Given material:
- - -

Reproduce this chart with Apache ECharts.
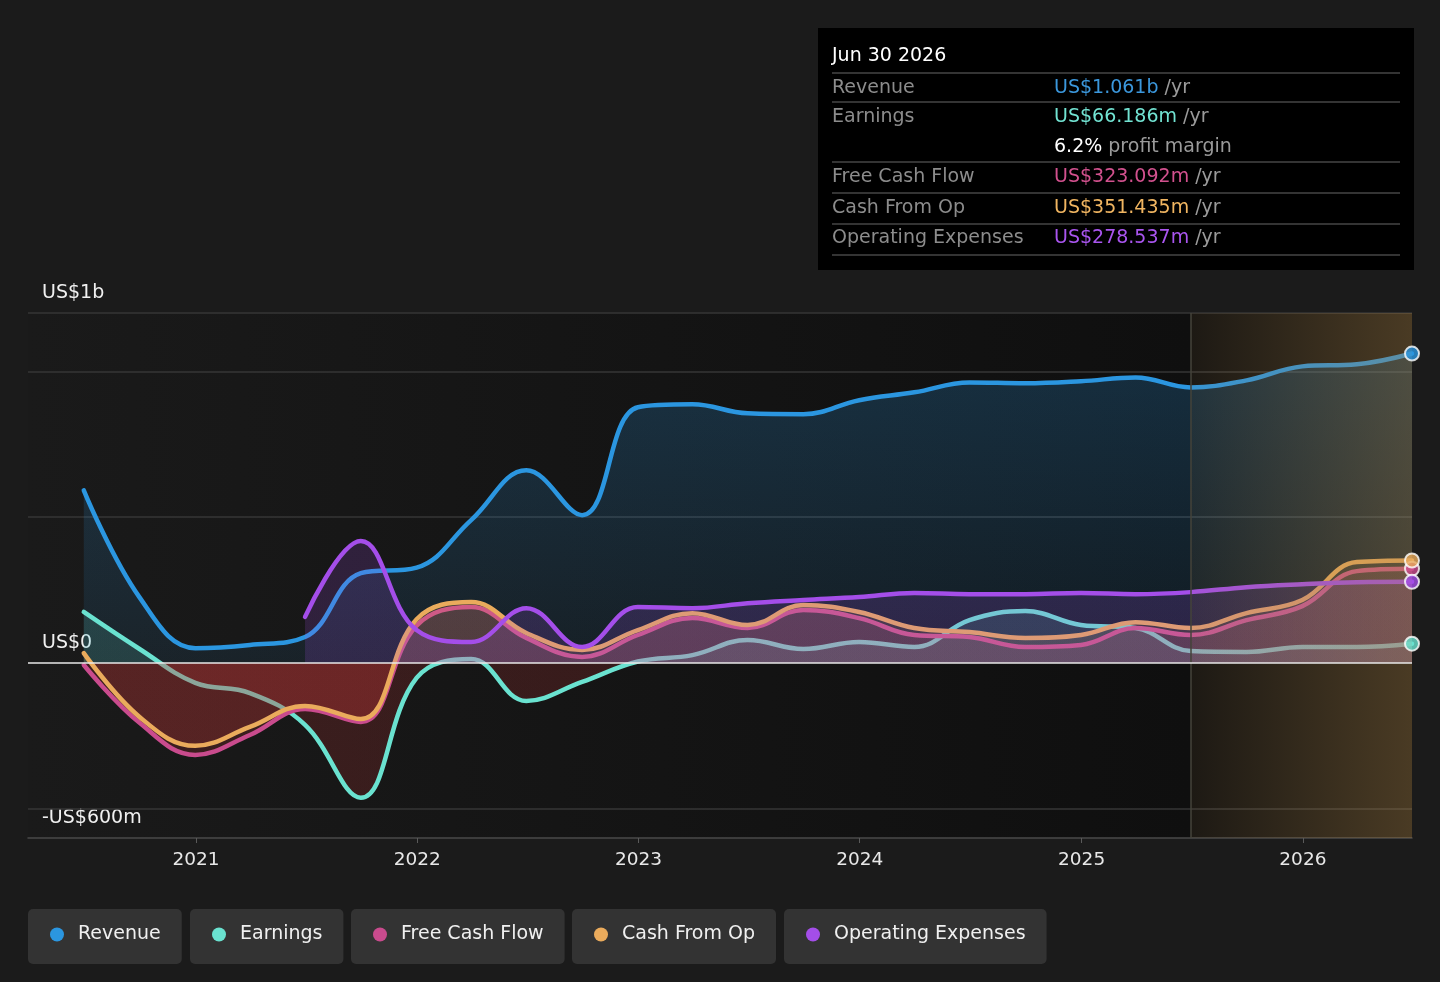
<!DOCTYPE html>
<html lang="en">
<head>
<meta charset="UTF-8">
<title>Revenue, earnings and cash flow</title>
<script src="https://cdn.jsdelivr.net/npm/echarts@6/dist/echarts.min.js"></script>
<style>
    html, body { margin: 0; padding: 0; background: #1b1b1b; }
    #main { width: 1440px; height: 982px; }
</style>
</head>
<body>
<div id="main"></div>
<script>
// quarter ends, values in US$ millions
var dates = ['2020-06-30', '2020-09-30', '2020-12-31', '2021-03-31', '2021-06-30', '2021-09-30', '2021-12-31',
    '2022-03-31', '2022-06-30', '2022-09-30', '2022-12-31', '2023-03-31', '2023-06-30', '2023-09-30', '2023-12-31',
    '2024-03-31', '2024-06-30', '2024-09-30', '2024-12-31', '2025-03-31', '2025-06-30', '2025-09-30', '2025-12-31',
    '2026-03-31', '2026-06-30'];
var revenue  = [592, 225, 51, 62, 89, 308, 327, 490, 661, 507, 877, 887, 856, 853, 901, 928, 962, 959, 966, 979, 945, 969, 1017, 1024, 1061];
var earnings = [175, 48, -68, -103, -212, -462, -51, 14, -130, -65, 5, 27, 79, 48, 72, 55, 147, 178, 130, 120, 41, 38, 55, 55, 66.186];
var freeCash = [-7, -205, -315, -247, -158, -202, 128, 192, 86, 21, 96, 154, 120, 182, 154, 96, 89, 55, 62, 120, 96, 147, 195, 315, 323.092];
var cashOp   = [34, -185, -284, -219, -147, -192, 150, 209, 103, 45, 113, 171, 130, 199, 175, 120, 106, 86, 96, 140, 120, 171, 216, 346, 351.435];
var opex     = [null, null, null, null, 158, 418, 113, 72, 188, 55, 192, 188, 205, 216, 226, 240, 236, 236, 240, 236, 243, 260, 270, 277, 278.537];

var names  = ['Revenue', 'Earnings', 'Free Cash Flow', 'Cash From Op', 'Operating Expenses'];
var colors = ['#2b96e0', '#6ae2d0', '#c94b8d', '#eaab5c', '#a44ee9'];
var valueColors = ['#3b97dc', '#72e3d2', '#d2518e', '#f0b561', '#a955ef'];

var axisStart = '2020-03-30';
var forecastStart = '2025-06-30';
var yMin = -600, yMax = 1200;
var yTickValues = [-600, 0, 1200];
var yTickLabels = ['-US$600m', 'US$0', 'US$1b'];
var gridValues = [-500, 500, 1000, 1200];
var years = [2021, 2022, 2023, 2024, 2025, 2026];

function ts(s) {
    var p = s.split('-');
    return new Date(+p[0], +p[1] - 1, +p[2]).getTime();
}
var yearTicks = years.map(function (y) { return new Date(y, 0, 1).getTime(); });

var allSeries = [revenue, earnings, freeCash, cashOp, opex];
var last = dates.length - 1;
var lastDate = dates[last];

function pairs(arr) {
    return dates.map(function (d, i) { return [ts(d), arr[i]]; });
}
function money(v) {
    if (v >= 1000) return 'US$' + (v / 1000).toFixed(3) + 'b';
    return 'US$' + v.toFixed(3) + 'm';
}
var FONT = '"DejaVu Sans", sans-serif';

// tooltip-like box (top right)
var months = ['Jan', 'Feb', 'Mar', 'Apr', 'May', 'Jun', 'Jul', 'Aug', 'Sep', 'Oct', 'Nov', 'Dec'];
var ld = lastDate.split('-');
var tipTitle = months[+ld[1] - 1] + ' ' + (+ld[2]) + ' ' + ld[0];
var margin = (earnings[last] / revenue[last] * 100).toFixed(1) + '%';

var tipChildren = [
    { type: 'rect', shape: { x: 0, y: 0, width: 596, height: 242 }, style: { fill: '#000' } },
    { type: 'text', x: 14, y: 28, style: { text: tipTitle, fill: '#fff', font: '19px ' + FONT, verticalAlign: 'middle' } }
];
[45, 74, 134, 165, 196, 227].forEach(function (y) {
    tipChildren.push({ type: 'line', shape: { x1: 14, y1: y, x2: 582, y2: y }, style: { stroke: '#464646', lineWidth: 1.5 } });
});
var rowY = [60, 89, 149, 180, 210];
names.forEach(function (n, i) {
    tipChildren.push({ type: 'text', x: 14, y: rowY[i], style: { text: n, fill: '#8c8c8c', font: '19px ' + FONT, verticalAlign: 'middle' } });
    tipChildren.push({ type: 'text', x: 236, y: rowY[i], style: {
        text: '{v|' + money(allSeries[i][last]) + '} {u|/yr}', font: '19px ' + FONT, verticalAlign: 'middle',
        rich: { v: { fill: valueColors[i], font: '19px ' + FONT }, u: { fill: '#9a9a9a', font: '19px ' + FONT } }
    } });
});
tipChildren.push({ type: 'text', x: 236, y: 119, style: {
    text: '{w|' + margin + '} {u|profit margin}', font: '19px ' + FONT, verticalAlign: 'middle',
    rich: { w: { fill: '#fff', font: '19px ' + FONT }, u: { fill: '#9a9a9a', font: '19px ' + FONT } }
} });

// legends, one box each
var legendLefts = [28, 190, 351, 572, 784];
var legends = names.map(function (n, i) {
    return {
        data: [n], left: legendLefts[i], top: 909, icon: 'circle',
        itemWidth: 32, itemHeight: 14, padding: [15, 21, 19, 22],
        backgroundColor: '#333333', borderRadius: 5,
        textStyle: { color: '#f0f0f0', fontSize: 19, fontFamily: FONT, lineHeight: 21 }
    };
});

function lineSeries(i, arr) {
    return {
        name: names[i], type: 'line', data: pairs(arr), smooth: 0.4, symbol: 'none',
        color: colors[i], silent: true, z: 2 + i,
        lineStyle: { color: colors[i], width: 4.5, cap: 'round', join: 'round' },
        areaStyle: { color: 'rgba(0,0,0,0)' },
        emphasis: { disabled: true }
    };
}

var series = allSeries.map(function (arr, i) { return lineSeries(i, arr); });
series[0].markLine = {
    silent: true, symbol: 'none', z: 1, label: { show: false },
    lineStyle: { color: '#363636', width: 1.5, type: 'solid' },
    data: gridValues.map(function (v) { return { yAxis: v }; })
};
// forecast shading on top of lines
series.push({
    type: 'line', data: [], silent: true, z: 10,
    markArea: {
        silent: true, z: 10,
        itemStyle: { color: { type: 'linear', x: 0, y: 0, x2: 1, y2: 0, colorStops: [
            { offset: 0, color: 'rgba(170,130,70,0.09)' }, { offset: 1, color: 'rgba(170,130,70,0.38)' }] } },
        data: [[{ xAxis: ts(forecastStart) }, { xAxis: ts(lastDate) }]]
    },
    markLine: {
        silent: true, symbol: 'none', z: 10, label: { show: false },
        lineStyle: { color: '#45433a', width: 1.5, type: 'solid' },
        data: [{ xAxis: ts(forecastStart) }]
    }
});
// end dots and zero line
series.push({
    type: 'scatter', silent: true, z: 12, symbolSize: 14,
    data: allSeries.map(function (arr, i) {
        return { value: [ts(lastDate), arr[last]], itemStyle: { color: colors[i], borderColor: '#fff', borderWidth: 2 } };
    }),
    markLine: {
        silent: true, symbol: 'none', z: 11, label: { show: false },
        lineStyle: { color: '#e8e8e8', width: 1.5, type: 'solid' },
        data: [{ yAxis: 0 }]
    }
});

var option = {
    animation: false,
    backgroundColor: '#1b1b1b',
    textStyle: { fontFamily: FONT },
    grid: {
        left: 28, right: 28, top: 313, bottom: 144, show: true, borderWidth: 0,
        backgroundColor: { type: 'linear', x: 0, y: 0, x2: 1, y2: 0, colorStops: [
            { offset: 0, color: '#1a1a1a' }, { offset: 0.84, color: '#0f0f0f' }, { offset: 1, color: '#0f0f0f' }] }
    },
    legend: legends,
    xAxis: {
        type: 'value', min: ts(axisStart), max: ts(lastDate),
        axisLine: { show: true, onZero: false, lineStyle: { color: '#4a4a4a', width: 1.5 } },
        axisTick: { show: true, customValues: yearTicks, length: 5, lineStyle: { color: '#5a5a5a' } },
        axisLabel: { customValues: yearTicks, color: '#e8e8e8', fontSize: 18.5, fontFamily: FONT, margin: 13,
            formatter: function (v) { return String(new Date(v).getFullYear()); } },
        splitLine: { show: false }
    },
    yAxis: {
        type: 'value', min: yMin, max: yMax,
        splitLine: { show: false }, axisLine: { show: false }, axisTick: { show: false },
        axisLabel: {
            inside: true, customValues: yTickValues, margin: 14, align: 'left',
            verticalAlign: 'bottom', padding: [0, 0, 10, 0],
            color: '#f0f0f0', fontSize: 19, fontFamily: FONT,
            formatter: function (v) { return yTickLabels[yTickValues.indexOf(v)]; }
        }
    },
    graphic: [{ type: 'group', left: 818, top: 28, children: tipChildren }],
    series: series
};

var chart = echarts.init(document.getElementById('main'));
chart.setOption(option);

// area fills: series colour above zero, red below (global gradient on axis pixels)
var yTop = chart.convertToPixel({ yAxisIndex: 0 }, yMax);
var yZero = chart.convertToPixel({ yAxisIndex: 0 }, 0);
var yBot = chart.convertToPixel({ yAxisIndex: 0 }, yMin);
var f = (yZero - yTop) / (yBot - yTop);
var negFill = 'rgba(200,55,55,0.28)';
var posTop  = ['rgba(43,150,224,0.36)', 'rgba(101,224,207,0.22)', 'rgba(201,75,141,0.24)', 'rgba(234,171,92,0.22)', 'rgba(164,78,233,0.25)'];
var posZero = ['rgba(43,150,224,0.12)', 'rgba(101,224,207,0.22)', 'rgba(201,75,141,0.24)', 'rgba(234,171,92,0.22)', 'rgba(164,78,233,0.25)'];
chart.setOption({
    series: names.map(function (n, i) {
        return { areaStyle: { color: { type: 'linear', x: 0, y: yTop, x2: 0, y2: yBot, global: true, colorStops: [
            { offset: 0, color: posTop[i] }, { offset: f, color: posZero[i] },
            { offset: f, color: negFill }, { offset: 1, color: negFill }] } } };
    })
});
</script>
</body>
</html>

- - -

Prompt:
Every line from the start of the listing above through the line with "var yearTicks = years.map(function" should be repeated exactly; skip the pictures and add nothing else.

Answer:
Reproduce this chart with Apache ECharts.
<!DOCTYPE html>
<html lang="en">
<head>
<meta charset="UTF-8">
<title>Revenue, earnings and cash flow</title>
<script src="https://cdn.jsdelivr.net/npm/echarts@6/dist/echarts.min.js"></script>
<style>
    html, body { margin: 0; padding: 0; background: #1b1b1b; }
    #main { width: 1440px; height: 982px; }
</style>
</head>
<body>
<div id="main"></div>
<script>
// quarter ends, values in US$ millions
var dates = ['2020-06-30', '2020-09-30', '2020-12-31', '2021-03-31', '2021-06-30', '2021-09-30', '2021-12-31',
    '2022-03-31', '2022-06-30', '2022-09-30', '2022-12-31', '2023-03-31', '2023-06-30', '2023-09-30', '2023-12-31',
    '2024-03-31', '2024-06-30', '2024-09-30', '2024-12-31', '2025-03-31', '2025-06-30', '2025-09-30', '2025-12-31',
    '2026-03-31', '2026-06-30'];
var revenue  = [592, 225, 51, 62, 89, 308, 327, 490, 661, 507, 877, 887, 856, 853, 901, 928, 962, 959, 966, 979, 945, 969, 1017, 1024, 1061];
var earnings = [175, 48, -68, -103, -212, -462, -51, 14, -130, -65, 5, 27, 79, 48, 72, 55, 147, 178, 130, 120, 41, 38, 55, 55, 66.186];
var freeCash = [-7, -205, -315, -247, -158, -202, 128, 192, 86, 21, 96, 154, 120, 182, 154, 96, 89, 55, 62, 120, 96, 147, 195, 315, 323.092];
var cashOp   = [34, -185, -284, -219, -147, -192, 150, 209, 103, 45, 113, 171, 130, 199, 175, 120, 106, 86, 96, 140, 120, 171, 216, 346, 351.435];
var opex     = [null, null, null, null, 158, 418, 113, 72, 188, 55, 192, 188, 205, 216, 226, 240, 236, 236, 240, 236, 243, 260, 270, 277, 278.537];

var names  = ['Revenue', 'Earnings', 'Free Cash Flow', 'Cash From Op', 'Operating Expenses'];
var colors = ['#2b96e0', '#6ae2d0', '#c94b8d', '#eaab5c', '#a44ee9'];
var valueColors = ['#3b97dc', '#72e3d2', '#d2518e', '#f0b561', '#a955ef'];

var axisStart = '2020-03-30';
var forecastStart = '2025-06-30';
var yMin = -600, yMax = 1200;
var yTickValues = [-600, 0, 1200];
var yTickLabels = ['-US$600m', 'US$0', 'US$1b'];
var gridValues = [-500, 500, 1000, 1200];
var years = [2021, 2022, 2023, 2024, 2025, 2026];

function ts(s) {
    var p = s.split('-');
    return new Date(+p[0], +p[1] - 1, +p[2]).getTime();
}
var yearTicks = years.map(function (y) { return new Date(y, 0, 1).getTime(); });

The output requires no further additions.